Notwithstanding the above, Act 77 is silent on whether  allowing for in-service distributions in order to satisfy this pre-payment is mandatory to all qualified retirement plans.  If it is mandatory, it is still uncertain whether plan sponsors are required to amend the plans accordingly.  Note that retirement plans qualified both under the provisions of the New P.R. Code and the United States Internal Revenue Code (the U.S. Code) of 1986, as amended, generally cannot be amended for this purpose because in-service distributions to pre-pay Puerto Rico income taxes are not a permissive distribution under the U.S. Code.

Act 77 is also silent on whether amounts distributed during the window period (i.e., lump sum distributions from qualified plans, or other types of distributions either from qualified or non-qualified plans after the separation from service for any reason or plan termination) also will be subject to a reduced tax and, if so, which withholding tax will be applicable for each of these distributions.

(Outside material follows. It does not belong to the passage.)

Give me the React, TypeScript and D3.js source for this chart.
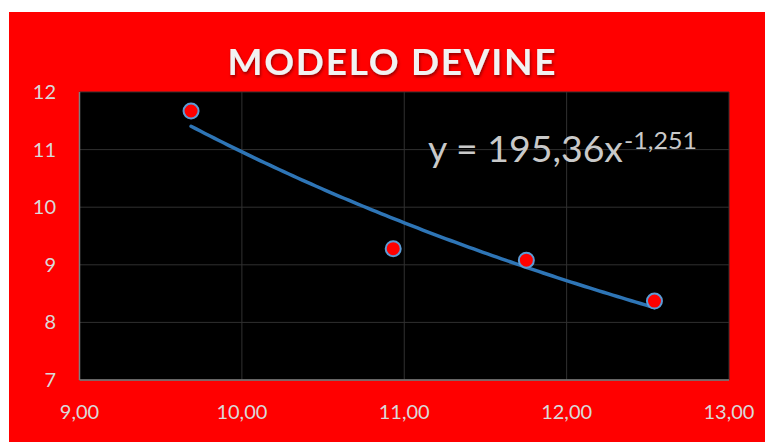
import React from "react";
import * as d3 from "d3";

const xValues = [9.687, 10.932, 11.752, 12.541];
const yValues = [11.67, 9.28, 9.08, 8.37];
const xTicks = [9, 10, 11, 12, 13];
const yTicks = [7, 8, 9, 10, 11, 12];
const coefA = 195.36;
const coefB = -1.251;
const title = "MODELO DEVINE";

export default function App() {
  const W = 765, H = 442;
  const left = 79.5, right = 729, top = 92, bottom = 380;
  const x = d3.scaleLinear().domain([9, 13]).range([left, right]);
  const y = d3.scaleLinear().domain([7, 12]).range([bottom, top]);
  const fmtX = (v: number) => d3.format(".2f")(v).replace(".", ",");

  const trendPts = d3.range(0, 101).map((i) => {
    const xv = xValues[0] + (xValues[xValues.length - 1] - xValues[0]) * (i / 100);
    return [xv, coefA * Math.pow(xv, coefB)] as [number, number];
  });
  const line = d3.line<[number, number]>().x((d) => x(d[0])).y((d) => y(d[1])).curve(d3.curveLinear);

  const font = "Lato, 'Open Sans', sans-serif";
  return (
    <svg width={W} height={H} style={{ position: "absolute", left: 0, top: 0 }}>
      <defs>
        <filter id="sh" x="-10%" y="-30%" width="120%" height="160%">
          <feDropShadow dx="1" dy="2" stdDeviation="1.5" floodColor="#7a0000" floodOpacity="0.8" />
        </filter>
      </defs>
      <rect x={0} y={0} width={W} height={H} fill="#fff" />
      <rect x={9} y={12} width={W - 9} height={H - 12} fill="#ff0000" />
      <text x={391.5} y={74.5} textAnchor="middle" fill="#f2f2f2" fontFamily={font} fontWeight={700}
        fontSize={37} textLength={328} lengthAdjust="spacing" filter="url(#sh)">{title}</text>
      <rect x={left} y={top} width={right - left} height={bottom - top} fill="#000" />
      {yTicks.map((t) => (
        <line key={"gy" + t} x1={left} x2={right} y1={y(t)} y2={y(t)} stroke="#303030" strokeWidth={1} />
      ))}
      {xTicks.map((t) => (
        <line key={"gx" + t} x1={x(t)} x2={x(t)} y1={top} y2={bottom} stroke="#303030" strokeWidth={1} />
      ))}
      <line x1={left} x2={left} y1={top} y2={bottom} stroke="#7f7f7f" strokeWidth={1.5} />
      <line x1={left} x2={right} y1={bottom} y2={bottom} stroke="#7f7f7f" strokeWidth={1.5} />
      {yTicks.map((t) => (
        <text key={"ly" + t} x={56} y={y(t) + 7} textAnchor="end" fill="#d9d9d9" fontFamily={font} fontSize={20}>{t}</text>
      ))}
      {xTicks.map((t) => (
        <text key={"lx" + t} x={x(t)} y={419} textAnchor="middle" fill="#d9d9d9" fontFamily={font} fontSize={20}>{fmtX(t)}</text>
      ))}
      <path d={line(trendPts) || ""} fill="none" stroke="#2e75b6" strokeWidth={3.5} strokeLinecap="round" />
      {xValues.map((xv, i) => (
        <circle key={"p" + i} cx={x(xv)} cy={y(yValues[i])} r={7.5} fill="#ff0000" stroke="#5b9bd5" strokeWidth={2} />
      ))}
      <text x={428} y={161.5} fill="#c9c9c9" fontFamily={font} fontSize={37} textLength={195} lengthAdjust="spacingAndGlyphs">y = 195,36x</text>
      <text x={624} y={149} fill="#c9c9c9" fontFamily={font} fontSize={24} textLength={73} lengthAdjust="spacingAndGlyphs">-1,251</text>
    </svg>
  );
}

Along these lines, the New P.R. Code provides that lump sum distributions from qualified plans are considered as a long-term capital gain, currently subject to a 20 percent withholding and tax, while other distributions from qualified plans (i.e., annuity payments and periodic payments) are considered as ordinary income subject to the regular income tax rates and generally subject to a 10 percent withholding tax.  In addition, distributions from non- qualified plans are generally treated as ordinary income subject to the regular wage withholding. Consequently, guidance is necessary as to the corresponding tax and withholding rates that should be applied to these distributions during the window period.

Furthermore,  since lump sum distributions from qualified plans are generally treated as long term capital assets,  it is also unclear whether these distributions should be subject to the reduced tax rate assigned to “long term capital assets” (8 percent)  instead of the 15 percent applied to “included assets” subject to ordinary tax treatment.

Due to Act 77’s ambiguities and the short window period, it is expected that Puerto Rico’s Treasury Department will soon issue guidance and provide instruction on these issues, including the implementation of the window period.